70質量%硝酸の使用量を代え、表2に示した硝酸(HNO3)の使用量(モル数)に代えた以外は、実施例1と同様の操作を行った。その結果を表2に示した。
N−ヒドロキシフタルイミドの量を表3に示した量に代えた以外は、実施例1と同様の操作を行った。その結果を表3に示した。
70質量%硝酸に代えて硝酸アンモニウム(使用量3.0mmol)を用い、N−ヒドロキシフタルイミドの量を表4に示した量にした以外は、実施例1と同様の操作を行った。その結果を表4に示した。
シクロヘキサンに代えて、表5に示した脂肪族環状炭化水素化合物を用いた以外は、実施例1と同様の操作を行った。その結果を表5に示した。
N−ヒドロキシフタルイミドに代えて、表6に示したN−ヒドロキシイミド化合物を用いた以外は、実施例1と同様の操作を行った。その結果を表6に示した
10mlの蓋付き試験管に脂肪族環状炭化水素化合物としてシクロヘプタン(和光純薬試薬特級)98.1mg(1.0mmol)、N−ヒドロキシフタルイミド(和光純薬試薬特級)48.9mg(0.3mmol)をとり、溶媒としてのトリフルオロ酢酸(和光純薬試薬特級)1mlを加えて溶解させた。次に、70質量%硝酸0.253ml(硝酸(HNO3)のモル数4.0mmol)を加えた後、大気雰囲気下、室温(23℃)で24時間反応させた。

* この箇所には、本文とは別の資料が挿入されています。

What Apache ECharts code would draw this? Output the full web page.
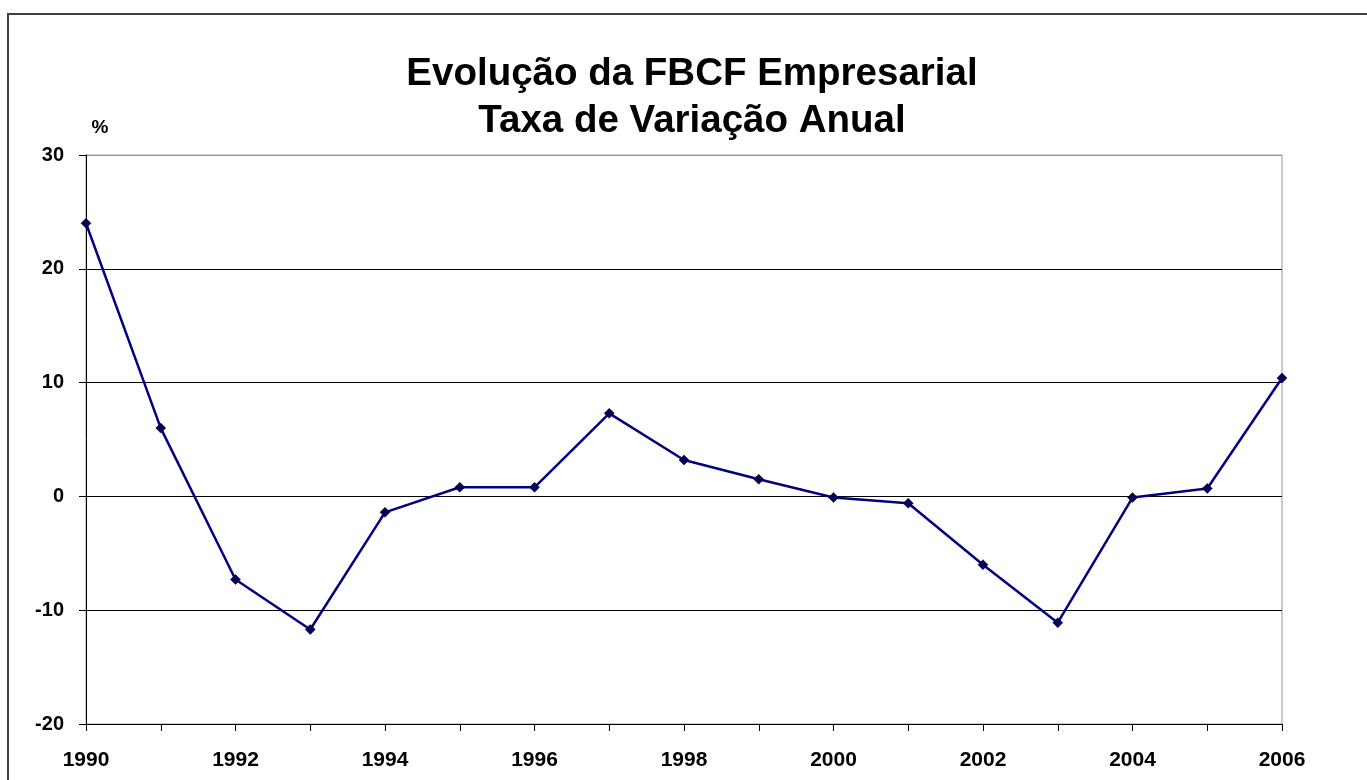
<!DOCTYPE html>
<html>
<head>
<meta charset="utf-8">
<title>Evolução da FBCF Empresarial</title>
<script src="https://cdn.jsdelivr.net/npm/echarts@6/dist/echarts.min.js"></script>
<style>
    html, body { margin: 0; padding: 0; background: #fff; }
    #chart { width: 1367px; height: 780px; }
</style>
</head>
<body>
<div id="chart"></div>
<script>
// anos (eixo x)
const years = ['1990', '1991', '1992', '1993', '1994', '1995', '1996', '1997', '1998',
               '1999', '2000', '2001', '2002', '2003', '2004', '2005', '2006'];
// taxa de variação anual da FBCF empresarial (%)
const fbcfRate = [24.0, 6.0, -7.3, -11.7, -1.4, 0.8, 0.8, 7.3, 3.2,
                  1.5, -0.1, -0.6, -6.0, -11.1, -0.1, 0.7, 10.4];
// escala do eixo y
const yTicks = [-20, -10, 0, 10, 20, 30];
// título (duas linhas)
const titleLines = ['Evolução da FBCF Empresarial', 'Taxa de Variação Anual'];

const chart = echarts.init(document.getElementById('chart'));

const font = 'Liberation Sans, Arial, sans-serif';

// linhas do título centradas
const titleGraphics = titleLines.map((line, i) => ({
    type: 'text',
    x: 692,
    y: 74 + i * 47,
    style: {
        text: line,
        fontFamily: font,
        fontSize: 38.5,
        fontWeight: 'bold',
        fill: '#000',
        align: 'center',
        verticalAlign: 'middle'
    },
    silent: true
}));

const option = {
    backgroundColor: '#fff',
    animation: false,
    graphic: [
        {
            // moldura exterior
            type: 'rect',
            shape: { x: 8, y: 14, width: 1420, height: 820 },
            style: { fill: null, stroke: '#404040', lineWidth: 2 },
            silent: true
        },
        ...titleGraphics,
        {
            type: 'text',
            x: 100,
            y: 128,
            style: {
                text: '%',
                fontFamily: font,
                fontSize: 19,
                fontWeight: 'bold',
                fill: '#000',
                align: 'center',
                verticalAlign: 'middle'
            },
            silent: true
        }
    ],
    grid: {
        left: 86,
        right: 85,
        top: 155,
        bottom: 56,
        show: true,
        borderColor: '#999',
        borderWidth: 1,
        backgroundColor: 'transparent'
    },
    xAxis: {
        type: 'category',
        data: years,
        boundaryGap: false,
        axisLine: { onZero: false, lineStyle: { color: '#000', width: 1 } },
        axisTick: {
            show: true,
            interval: 0,
            length: 7,
            lineStyle: { color: '#000' }
        },
        axisLabel: {
            interval: 1,
            margin: 26,
            fontFamily: font,
            fontSize: 21,
            fontWeight: 'bold',
            color: '#000'
        },
        splitLine: { show: false }
    },
    yAxis: {
        type: 'value',
        min: yTicks[0],
        max: yTicks[yTicks.length - 1],
        interval: 10,
        axisLine: { show: true, lineStyle: { color: '#000', width: 1 } },
        axisTick: { show: true, length: 7, lineStyle: { color: '#000' } },
        axisLabel: {
            margin: 22,
            fontFamily: font,
            fontSize: 20,
            fontWeight: 'bold',
            color: '#000'
        },
        splitLine: {
            show: true,
            lineStyle: {
                color: ['#000', '#000', '#000', '#000', '#000', '#999'],
                width: 1
            }
        }
    },
    series: [
        {
            name: 'FBCF Empresarial',
            type: 'line',
            data: fbcfRate,
            symbol: 'diamond',
            symbolSize: 10,
            lineStyle: { color: '#000080', width: 2.5 },
            itemStyle: { color: '#00005a', borderColor: '#000', borderWidth: 0.5 },
            z: 5
        }
    ]
};

chart.setOption(option);
</script>
</body>
</html>
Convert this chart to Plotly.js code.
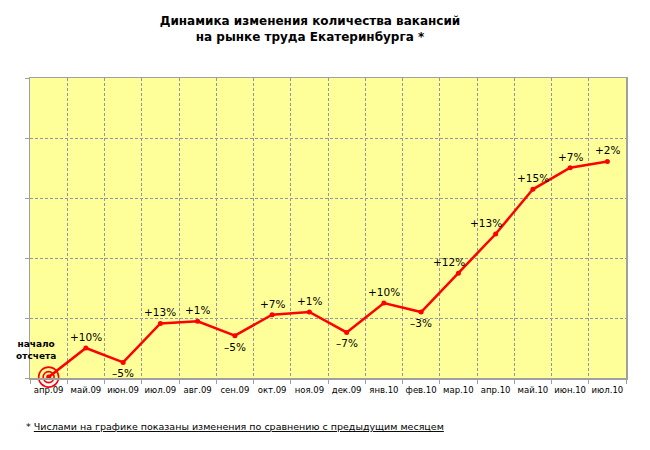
<!DOCTYPE html>
<html>
<head>
<meta charset="utf-8">
<script src="https://cdn.plot.ly/plotly-3.0.1.min.js"></script>
<style>html,body{margin:0;padding:0;background:#fff;}#chart{width:650px;height:450px;}</style>
</head>
<body>
<div id="chart"></div>
<script>
// Months (category labels)
var months = ['апр.09','май.09','июн.09','июл.09','авг.09','сен.09','окт.09','ноя.09','дек.09','янв.10','фев.10','мар.10','апр.10','май.10','июн.10','июл.10'];
// Relative vacancy level (arbitrary units; gridlines every 20)
var values = [0.3, 10.0, 5.2, 18.2, 18.9, 14.1, 21.1, 22.0, 15.2, 25.0, 22.0, 34.9, 48.0, 62.9, 70.1, 72.2];
// Month-over-month change labels
var changes = ['', '+10%', '–5%', '+13%', '+1%', '–5%', '+7%', '+1%', '–7%', '+10%', '–3%', '+12%', '+13%', '+15%', '+7%', '+2%'];

var titleText = 'Динамика изменения количества вакансий<br>на рынке труда Екатеринбурга *';
var startText = 'начало<br>отсчета';
var footText = '* <span style="text-decoration:underline">Числами на графике показаны изменения по сравнению с предыдущим месяцем</span>';

var RED = '#ff0000';
var GRID = '#9494a8';
var labelFont = {family: 'DejaVu Sans', size: 10.5, color: '#000'};
var xShift = {11: -9, 12: -10};

var traces = [
  {
    x: months, y: values, type: 'scatter', mode: 'lines+markers',
    line: {color: RED, width: 2.5},
    marker: {color: RED, size: 5},
    hoverinfo: 'skip', cliponaxis: false
  },
  {
    x: [months[0]], y: [values[0]], type: 'scatter', mode: 'markers',
    marker: {symbol: 'circle-open', size: 20, color: RED, line: {color: RED, width: 1.6}},
    hoverinfo: 'skip', cliponaxis: false
  },
  {
    x: [months[0]], y: [values[0]], type: 'scatter', mode: 'markers',
    marker: {symbol: 'circle-open', size: 11, color: RED, line: {color: RED, width: 1.6}},
    hoverinfo: 'skip', cliponaxis: false
  }
];

var annotations = [];
for (var i = 0; i < months.length; i++) {
  if (!changes[i]) continue;
  var up = changes[i].charAt(0) === '+';
  annotations.push({
    x: months[i], y: values[i], xref: 'x', yref: 'y',
    text: changes[i], showarrow: false,
    font: labelFont, xanchor: 'center', yanchor: 'middle',
    xshift: xShift[i] || 0, yshift: up ? 11 : -11
  });
}
annotations.push({
  x: months[0], y: values[0], xref: 'x', yref: 'y',
  text: '<b>' + startText + '</b>', showarrow: false,
  font: {family: 'DejaVu Sans', size: 9, color: '#000'},
  xanchor: 'center', yanchor: 'middle', align: 'center',
  xshift: -13, yshift: 27
});
annotations.push({
  x: 0, y: 0, xref: 'paper', yref: 'paper',
  text: footText, showarrow: false,
  font: {family: 'DejaVu Sans', size: 9.5, color: '#000'},
  xanchor: 'left', yanchor: 'middle', xshift: -6, yshift: -48
});

var layout = {
  width: 650, height: 450,
  margin: {l: 30, r: 24, t: 78, b: 72},
  paper_bgcolor: '#ffffff',
  plot_bgcolor: '#ffff99',
  showlegend: false,
  title: {
    text: '<b>' + titleText + '</b>',
    font: {family: 'DejaVu Sans', size: 12, color: '#000'},
    x: 310 / 650, xanchor: 'center', xref: 'container',
    y: 1 - 25 / 450, yanchor: 'top', yref: 'container'
  },
  xaxis: {
    type: 'category',
    tickson: 'boundaries',
    tickangle: 0,
    ticklabelstandoff: 3,
    showgrid: true, gridcolor: GRID, griddash: '3px,2px', gridwidth: 1,
    showline: true, linecolor: '#a0a0a0', linewidth: 1.5, mirror: true,
    ticks: 'outside', ticklen: 4, tickcolor: '#a0a0a0',
    tickfont: {family: 'DejaVu Sans', size: 8.5, color: '#000'},
    range: [-0.5, months.length - 0.5],
    fixedrange: true
  },
  yaxis: {
    range: [0, 100], dtick: 20, tick0: 0,
    showticklabels: false,
    showgrid: true, gridcolor: GRID, griddash: '3px,2px', gridwidth: 1,
    showline: true, linecolor: '#a0a0a0', linewidth: 1.5, mirror: true,
    ticks: 'outside', ticklen: 4, tickcolor: '#a0a0a0',
    zeroline: false, fixedrange: true
  },
  annotations: annotations
};

Plotly.newPlot('chart', traces, layout, {displayModeBar: false, staticPlot: true});
</script>
</body>
</html>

反応終了後、室温下で減圧度30mmHgの条件でトリフルオロ酢酸および水の大部分を留去した後、残渣に5質量%の炭酸水素ナトリウム水溶液を加えて塩基性にした後、塩化メチレン(10ml×3)で抽出した。残った水溶液に10質量%の塩酸を加えて酸性にした後、酢酸エチルで(10ml×3)で抽出した。有機層を10mlの水で洗浄した後、有機層を硫酸マグネシウムで乾燥した。その後、硫酸マグネシウムを濾過によって除去した後、酢酸エチルを減圧留去したところ、1,5−ペンタンジカルボン酸136mg(収率83%)を取得した。
N−ヒドロキシフタルイミドに代えてN−ヒドロキシトリメリット酸(和光純薬試薬特級)を使用した以外は実施例28と同様の操作を行った、その結果、1,5−ペンタンジカルボン酸155mg(収率97%)を取得した。
トリフルオロ酢酸を用いず、70質量%硝酸を合計1.190ml(HNO3のモル数)用いた以外は実施例1と同様の操作を行った。その結果、目的とするアジピン酸の収量は17.0mg(収率11%)に留まった。
トリフルオロ酢酸に代えて、酢酸を用いた以外は実施例1と同様の操作を行った。その結果、目的とするアジピン酸は全く取得できなかった。
70質量%硝酸を用いなかった以外は、実施例1と同様の操作を行った。その結果、目的とするアジピン酸は全く取得できなかった。
Claims (1)
- トリフルオロ酢酸およびN−ヒドロキシイミド化合物、及び酸素の存在下、脂肪族環状炭化水素化合物を硝酸または硝酸塩で酸化することを特徴とする脂肪族ジカルボン酸化合物の製造方法。